The comparison to HCTR11 — another Brazilian structured-credit REIT that saw its units collapse to near-zero after a similar crisis — is both natural and warranted. That outcome is not inevitable for CACR11, but it is the worst-case scenario that anyone evaluating entry or continued holding must factor into their analysis.

Verdict

CACR11's original investment thesis — yield premium through structured CRI lending — effectively collapsed in May 2026. What exists today, as detailed in the full CACR11 analysis, is an open crisis with suspected irregularities under regulatory investigation and financial statements rejected by the fund's own unitholders. This is not an investment; it is venture-level risk with a material probability of near-total loss.

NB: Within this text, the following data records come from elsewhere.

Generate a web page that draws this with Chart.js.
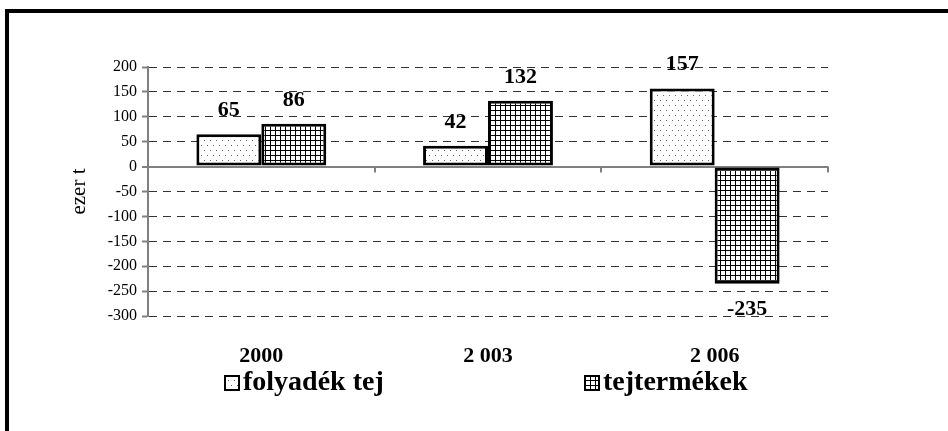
<!DOCTYPE html>
<html>
<head>
<meta charset="utf-8">
<script src="https://cdn.jsdelivr.net/npm/chart.js@4/dist/chart.umd.min.js"></script>
<style>
  html, body { margin: 0; padding: 0; background: #fff; }
  #wrap { position: relative; width: 948px; height: 431px; }
  #frame { position: absolute; left: 5px; top: 9px; right: 0; bottom: 0;
           border-top: 4px solid #000; border-left: 4px solid #000; pointer-events: none; }
</style>
</head>
<body>
<div id="wrap">
  <canvas id="myChart" width="948" height="431"></canvas>
  <div id="frame"></div>
</div>
<script>
// adatok
const years = ['2000', '2 003', '2 006'];
const folyadekTej = [65, 42, 157];
const tejtermekek = [86, 132, -235];
const yTicks = [200, 150, 100, 50, 0, -50, -100, -150, -200, -250, -300];

const SERIF = '"Liberation Serif", "Times New Roman", serif';

function dotPattern() {
    const c = document.createElement('canvas');
    c.width = 6; c.height = 10;
    const g = c.getContext('2d');
    g.fillStyle = '#fff';
    g.fillRect(0, 0, 6, 10);
    g.fillStyle = '#666';
    g.fillRect(0, 0, 1, 1);
    g.fillRect(3, 5, 1, 1);
    return g.createPattern(c, 'repeat');
}

function gridPattern() {
    const c = document.createElement('canvas');
    c.width = 5; c.height = 5;
    const g = c.getContext('2d');
    g.fillStyle = '#fff';
    g.fillRect(0, 0, 5, 5);
    g.fillStyle = '#000';
    g.fillRect(0, 0, 5, 1);
    g.fillRect(0, 0, 1, 5);
    return g.createPattern(c, 'repeat');
}

const dots = dotPattern();
const grid = gridPattern();

// ertek feliratok a oszlopok folott / alatt
const valueLabels = {
    id: 'valueLabels',
    afterDatasetsDraw(chart) {
        const ctx = chart.ctx;
        ctx.save();
        ctx.font = 'bold 22px ' + SERIF;
        ctx.fillStyle = '#000';
        ctx.textAlign = 'center';
        ctx.textBaseline = 'alphabetic';
        chart.data.datasets.forEach((ds, di) => {
            chart.getDatasetMeta(di).data.forEach((bar, i) => {
                const v = ds.data[i];
                if (v >= 0) {
                    ctx.fillText(v, bar.x, bar.y - 18);
                } else {
                    ctx.fillText(v, bar.x, bar.y + 31);
                }
            });
        });
        ctx.restore();
    }
};

// kategoria hatar jelolok a 0 vonalon
const zeroTicks = {
    id: 'zeroTicks',
    afterDraw(chart) {
        const ctx = chart.ctx;
        const xs = chart.scales.x;
        const y0 = chart.scales.y.getPixelForValue(0);
        const w = (xs.right - xs.left) / years.length;
        ctx.save();
        ctx.strokeStyle = '#808080';
        ctx.lineWidth = 2;
        for (let i = 1; i <= years.length; i++) {
            const x = Math.round(xs.left + w * i);
            ctx.beginPath();
            ctx.moveTo(x, y0);
            ctx.lineTo(x, y0 + 6);
            ctx.stroke();
        }
        ctx.restore();
    }
};

// jelmagyarazat
const legendBoxes = {
    id: 'legendBoxes',
    afterDraw(chart) {
        const ctx = chart.ctx;
        const pos = [224, 584];
        ctx.save();
        ctx.font = 'bold 28px ' + SERIF;
        ctx.textBaseline = 'alphabetic';
        chart.data.datasets.forEach((ds, i) => {
            const x = pos[i];
            ctx.fillStyle = ds.backgroundColor;
            ctx.fillRect(x, 375, 15, 15);
            ctx.strokeStyle = '#000';
            ctx.lineWidth = 2;
            ctx.strokeRect(x + 1, 376, 14, 14);
            ctx.fillStyle = '#000';
            ctx.fillText(ds.label, x + 19, 390);
        });
        ctx.restore();
    }
};

const ctx = document.getElementById('myChart').getContext('2d');
const myChart = new Chart(ctx, {
    type: 'bar',
    data: {
        labels: years,
        datasets: [{
            label: 'folyadék tej',
            data: folyadekTej,
            backgroundColor: dots,
            borderColor: '#000',
            borderWidth: 3,
            borderSkipped: false
        }, {
            label: 'tejtermékek',
            data: tejtermekek,
            backgroundColor: grid,
            borderColor: '#000',
            borderWidth: 3,
            borderSkipped: false
        }]
    },
    options: {
        responsive: false,
        animation: false,
        events: [],
        layout: { padding: { left: 60, right: 120, top: 67, bottom: 0 } },
        categoryPercentage: 0.573,
        barPercentage: 1,
        plugins: {
            legend: { display: false },
            tooltip: { enabled: false }
        },
        scales: {
            x: {
                grid: { display: false },
                border: { display: false },
                ticks: {
                    color: '#000',
                    font: { family: SERIF, size: 22, weight: 'bold' },
                    padding: 19
                },
                afterFit: s => { s.height = 115; }
            },
            y: {
                min: -300,
                max: 200,
                afterBuildTicks: s => { s.ticks = yTicks.map(v => ({ value: v })); },
                ticks: {
                    color: '#000',
                    font: { family: SERIF, size: 16 },
                    padding: 5
                },
                grid: {
                    color: c => c.tick && c.tick.value === 0 ? '#808080' : '#333',
                    lineWidth: c => c.tick && c.tick.value === 0 ? 2 : 1,
                    tickColor: '#808080',
                    tickLength: 6,
                    tickWidth: 2
                },
                border: {
                    color: '#808080',
                    width: 2,
                    dash: c => c.tick && c.tick.value === 0 ? [] : [8, 6]
                },
                title: {
                    display: true,
                    text: 'ezer t',
                    color: '#000',
                    font: { family: SERIF, size: 21 },
                    padding: { top: 7, bottom: 0 }
                },
                afterFit: s => { s.width = 88; }
            }
        }
    },
    plugins: [valueLabels, zeroTicks, legendBoxes]
});
</script>
</body>
</html>
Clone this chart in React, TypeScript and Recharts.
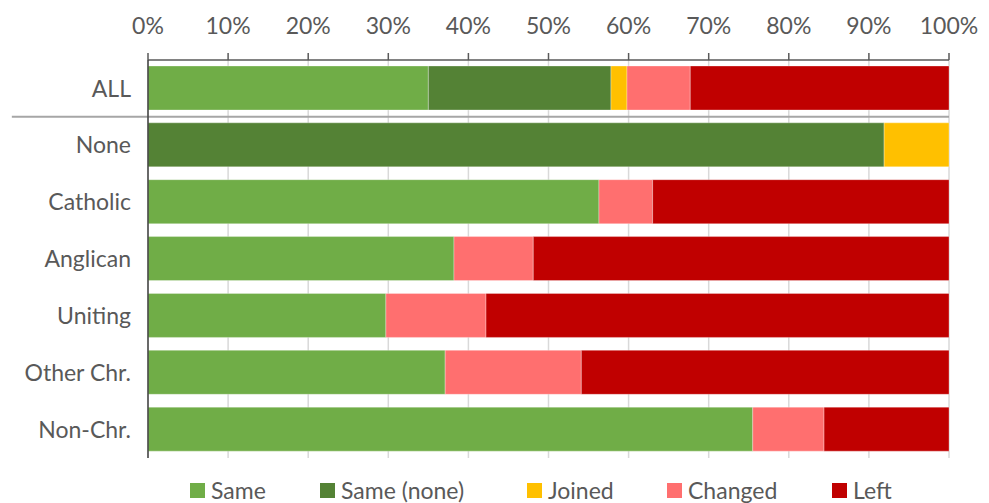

For current unitholders: the minimum action is to vote NO at the July 16 EGM — it is the only legally available path to preserve the ~R$1.617/unit that Brazilian law mandates the fund to pay. After that, make a cold-eyed assessment of whether the stated NAV reflects recoverable value before deciding to exit or hold.

For those outside the fund: the 77% discount to NAV is a value trap if that NAV is not recoverable. The analytical recommendation is clear — do not enter. The risk here is near-total loss (rated 1.0/10).

This article is analytical and informational and does not constitute personalized investment advice. Sources: Cartesia market notices and EGM convocation (June 30, 2026), internal CACR11 analysis, Valor Investe (May 27), and public unitholder comments on ClubeFII (June 30–July 1, 2026). Estimates were derived from April fund data and total units outstanding.